A equipe da OCDE também recomenda a manutenção de políticas monetárias estimulantes, já em vigor nos países mais desenvolvidos. Nos Estados Unidos, na Europa e no Japão, os juros já são muito baixos, até negativos em alguns casos, e há muito dinheiro no mercado. Ainda assim, o presidente do BC japonês, Haruhiko Kuroda, anunciou a disposição de prover mais liquidez e garantir estabilidade no mercado financeiro se isso for necessário. Esse pronunciamento, feito um dia antes de publicado o relatório da OCDE, reforçou declaração feita na semana anterior.

Alguns grandes bancos centrais, como o da zona do euro, têm pouco espaço para ampliar os incentivos monetários. Já foram muito longe, nos últimos anos, e seus dirigentes têm conclamado os condutores da política fiscal a prover mais estímulos à economia. A conclamação tem sido feita com ênfase crescente desde o ano passado, com apoio de entidades multilaterais, como o Fundo Monetário Internacional e a OCDE.

Os entraves ao crescimento devem provir, neste ano, de fatores já discutidos nas últimas semanas, como contração do comércio, paralisação de unidades produtivas, diminuição do turismo e ruptura do fornecimento de bens intermediários e de outros insumos. Alguns desses problemas, como a interrupção de fornecimento de componentes, já são observados, por exemplo, no setor de equipamentos eletrônicos. O relatório da OCDE apontou de forma genérica uma dificuldade já sentida no Brasil.

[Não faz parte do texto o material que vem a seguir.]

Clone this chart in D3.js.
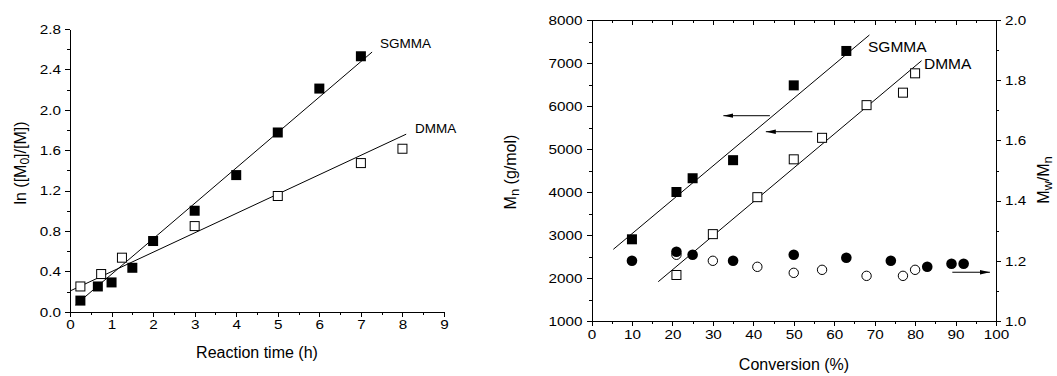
<html>
<head>
<script src="https://d3js.org/d3.v7.min.js"></script>
<style>
body { margin: 0; background: #fff; }
.axis path, .axis line { fill: none; stroke: #000; stroke-width: 1; shape-rendering: crispEdges; }
.axis text { font-family: "Liberation Sans", Arial, sans-serif; font-size: 13.5px; fill: #000; }
.title { font-family: "Liberation Sans", Arial, sans-serif; font-size: 16px; fill: #000; }
.lbl { font-family: "Liberation Sans", Arial, sans-serif; fill: #000; }
.fit { stroke: #000; stroke-width: 1; fill: none; }
</style>
</head>
<body>
<div id="vis_container"></div>
<script>
// ---- left chart data: ln([M0]/[M]) vs time
var timeSG = [0.25, 0.67, 1, 1.5, 2, 3, 4, 5, 6, 7];
var lnSG = [0.11, 0.25, 0.29, 0.435, 0.70, 1.0, 1.353, 1.775, 2.21, 2.53];
var timeDM = [0.25, 0.75, 1.25, 3, 5, 7, 8];
var lnDM = [0.25, 0.373, 0.535, 0.848, 1.146, 1.472, 1.614];
// linear fits [intercept, slope, tStart, tEnd]
var fitSG = [0.02, 0.351, 0.13, 7.27];
var fitDM = [0.205, 0.192, 0.0, 8.09];
var xTicksL = [0, 1, 2, 3, 4, 5, 6, 7, 8, 9];
var yTicksL = [0, 0.4, 0.8, 1.2, 1.6, 2.0, 2.4, 2.8];

// ---- right chart data: Mn and Mw/Mn vs conversion
var convSG = [10, 21, 25, 35, 50, 63];
var mnSG = [2900, 4000, 4320, 4740, 6480, 7280];
var convDM = [21, 30, 41, 50, 57, 68, 77, 80];
var mnDM = [2070, 3020, 3880, 4760, 5260, 6020, 6310, 6760];
var convPdiSG = [10, 21, 25, 35, 50, 63, 74, 83, 89, 92];
var pdiSG = [1.20, 1.23, 1.22, 1.20, 1.22, 1.21, 1.20, 1.18, 1.19, 1.19];
var convPdiDM = [21, 30, 41, 50, 57, 68, 77, 80];
var pdiDM = [1.22, 1.20, 1.18, 1.16, 1.17, 1.15, 1.15, 1.17];
// fits in data units [x0, y0, x1, y1]
var fitMnSG = [5.4, 2667, 68.7, 7651];
var fitMnDM = [16.5, 1914, 81.6, 7053];
var xTicksR = [0, 10, 20, 30, 40, 50, 60, 70, 80, 90, 100];
var yTicksR = [1000, 2000, 3000, 4000, 5000, 6000, 7000, 8000];
var y2TicksR = [1.0, 1.2, 1.4, 1.6, 1.8, 2.0];

var width = 1057, height = 376;
var svg = d3.select("#vis_container").append("svg")
    .attr("width", width).attr("height", height);

svg.append("defs").append("marker")
    .attr("id", "arr").attr("viewBox", "0 0 10 6")
    .attr("refX", 10).attr("refY", 3)
    .attr("markerWidth", 10).attr("markerHeight", 6)
    .attr("markerUnits", "userSpaceOnUse")
    .attr("orient", "auto")
    .append("path").attr("d", "M0,0.8 L10,3 L0,5.2 Z").attr("fill", "#000");

function minor(lo, hi, step) {
    var a = [];
    for (var v = lo; v <= hi + 1e-9; v += step) a.push(+v.toFixed(4));
    return a;
}

function drawAxis(g, axisFn, scale, major, minorStep, fmt, outward) {
    var mn = minor(scale.domain()[0], scale.domain()[1], minorStep);
    g.append("g").attr("class", "axis")
        .call(axisFn(scale).tickValues(mn).tickSize(outward ? 3 : -3).tickFormat(""))
        .select(".domain").remove();
    g.append("g").attr("class", "axis")
        .call(axisFn(scale).tickValues(major).tickSize(outward ? 5 : -5).tickSizeOuter(0).tickPadding(3).tickFormat(fmt))
        .selectAll("text").attr("transform", "scale(1.13,1)");
}

// ================= left chart
var xL = d3.scaleLinear().domain([0, 9]).range([70, 444]);
var yL = d3.scaleLinear().domain([0, 2.8]).range([311.7, 29]);
var gL = svg.append("g");

var gxL = gL.append("g").attr("transform", "translate(0," + yL(0) + ")");
drawAxis(gxL, d3.axisBottom, xL, xTicksL, 0.5, d3.format("d"), true);
var gyL = gL.append("g").attr("transform", "translate(" + xL(0) + ",0)");
drawAxis(gyL, d3.axisLeft, yL, yTicksL, 0.2, d3.format(".1f"), true);

[fitSG, fitDM].forEach(function(f) {
    gL.append("line").attr("class", "fit")
        .attr("x1", xL(f[2])).attr("y1", yL(f[0] + f[1] * f[2]))
        .attr("x2", xL(f[3])).attr("y2", yL(f[0] + f[1] * f[3]));
});

var sq = 10;
gL.selectAll("rect.dm").data(timeDM).enter().append("rect")
    .attr("x", function(d) { return xL(d) - sq / 2 + 0.5; })
    .attr("y", function(d, i) { return yL(lnDM[i]) - sq / 2 + 0.5; })
    .attr("width", sq - 1).attr("height", sq - 1)
    .attr("fill", "#fff").attr("stroke", "#000").attr("stroke-width", 1);
gL.selectAll("rect.sg").data(timeSG).enter().append("rect")
    .attr("x", function(d) { return xL(d) - sq / 2; })
    .attr("y", function(d, i) { return yL(lnSG[i]) - sq / 2; })
    .attr("width", sq).attr("height", sq).attr("fill", "#000");

gL.append("text").attr("class", "lbl").attr("font-size", "13.5px").attr("x", 380).attr("y", 48).text("SGMMA");
gL.append("text").attr("class", "lbl").attr("font-size", "13.5px").attr("x", 415).attr("y", 133).text("DMMA");

gL.append("text").attr("class", "title").attr("text-anchor", "middle")
    .attr("x", 257).attr("y", 358).text("Reaction time (h)");
var tl = gL.append("text").attr("class", "title").attr("text-anchor", "middle")
    .attr("transform", "translate(26,163) rotate(-90)");
tl.append("tspan").text("ln ([M");
tl.append("tspan").attr("baseline-shift", "-25%").attr("font-size", "12px").text("0");
tl.append("tspan").text("]/[M])");

// ================= right chart
var xR = d3.scaleLinear().domain([0, 100]).range([591.5, 996]);
var yR = d3.scaleLinear().domain([1000, 8000]).range([321, 20]);
var y2R = d3.scaleLinear().domain([1.0, 2.0]).range([321, 20]);
var gR = svg.append("g");

var gxR = gR.append("g").attr("transform", "translate(0," + yR(1000) + ")");
drawAxis(gxR, d3.axisBottom, xR, xTicksR, 5, d3.format("d"), true);
var gtR = gR.append("g").attr("transform", "translate(0," + yR(8000) + ")");
drawAxis(gtR, d3.axisTop, xR, xTicksR, 5, "", false);
var gyR = gR.append("g").attr("transform", "translate(" + xR(0) + ",0)");
drawAxis(gyR, d3.axisLeft, yR, yTicksR, 500, d3.format("d"), true);
var gy2R = gR.append("g").attr("transform", "translate(" + xR(100) + ",0)");
drawAxis(gy2R, d3.axisRight, y2R, y2TicksR, 0.1, d3.format(".1f"), true);

[fitMnSG, fitMnDM].forEach(function(f) {
    gR.append("line").attr("class", "fit")
        .attr("x1", xR(f[0])).attr("y1", yR(f[1]))
        .attr("x2", xR(f[2])).attr("y2", yR(f[3]));
});

gR.selectAll("circle.dm").data(convPdiDM).enter().append("circle")
    .attr("cx", function(d) { return xR(d); })
    .attr("cy", function(d, i) { return y2R(pdiDM[i]); })
    .attr("r", 4.7).attr("fill", "#fff").attr("stroke", "#000").attr("stroke-width", 1);
gR.selectAll("circle.sg").data(convPdiSG).enter().append("circle")
    .attr("cx", function(d) { return xR(d); })
    .attr("cy", function(d, i) { return y2R(pdiSG[i]); })
    .attr("r", 5.3).attr("fill", "#000");

gR.selectAll("rect.dm").data(convDM).enter().append("rect")
    .attr("x", function(d) { return xR(d) - sq / 2 + 0.5; })
    .attr("y", function(d, i) { return yR(mnDM[i]) - sq / 2 + 0.5; })
    .attr("width", sq - 1).attr("height", sq - 1)
    .attr("fill", "#fff").attr("stroke", "#000").attr("stroke-width", 1);
gR.selectAll("rect.sg").data(convSG).enter().append("rect")
    .attr("x", function(d) { return xR(d) - sq / 2; })
    .attr("y", function(d, i) { return yR(mnSG[i]) - sq / 2; })
    .attr("width", sq).attr("height", sq).attr("fill", "#000");

// arrows pointing to the axis each series belongs to
var arrows = [[44.1, 5774, 32.6, 5774, "L"], [54.6, 5402, 43.1, 5402, "L"], [89.2, 1.162, 98.5, 1.162, "R"]];
arrows.forEach(function(a) {
    var ys = a[4] === "L" ? yR : y2R;
    gR.append("line").attr("stroke", "#000").attr("stroke-width", 1)
        .attr("x1", xR(a[0])).attr("y1", ys(a[1]))
        .attr("x2", xR(a[2])).attr("y2", ys(a[3]))
        .attr("marker-end", "url(#arr)");
});

gR.append("text").attr("class", "lbl").attr("font-size", "15.5px").attr("x", 868).attr("y", 52).text("SGMMA");
gR.append("text").attr("class", "lbl").attr("font-size", "15.5px").attr("x", 924).attr("y", 68.5).text("DMMA");

gR.append("text").attr("class", "title").attr("text-anchor", "middle")
    .attr("x", 794).attr("y", 370).text("Conversion (%)");
var tm = gR.append("text").attr("class", "title").attr("text-anchor", "middle")
    .attr("transform", "translate(516,172) rotate(-90)");
tm.append("tspan").text("M");
tm.append("tspan").attr("baseline-shift", "-25%").attr("font-size", "13px").text("n");
tm.append("tspan").text(" (g/mol)");
var tw = gR.append("text").attr("class", "title").attr("text-anchor", "middle")
    .attr("transform", "translate(1049,180) rotate(-90)");
tw.append("tspan").text("M");
tw.append("tspan").attr("baseline-shift", "-25%").attr("font-size", "13px").text("w");
tw.append("tspan").text("/M");
tw.append("tspan").attr("baseline-shift", "-25%").attr("font-size", "13px").text("n");
</script>
</body>
</html>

A nova crise sanitária surgiu na China, segunda maior economia do mundo, quando terminava um ano difícil e surgiam sinais de estabilização, como a trégua no conflito comercial entre americanos e chineses. Esperava-se uma aceleração global, facilitada pela recuperação do comércio e da confiança. Agora, o melhor remédio econômico, segundo a OCDE, será, como em outras ocasiões, a ação coordenada – começando pela proteção da saúde. A resposta econômica é a segunda prioridade, e deve incluir atenção aos mais necessitados. Não há detalhes no documento, mas entre os mais vulneráveis certamente se incluem as pessoas nas filas do INSS e do Bolsa Família.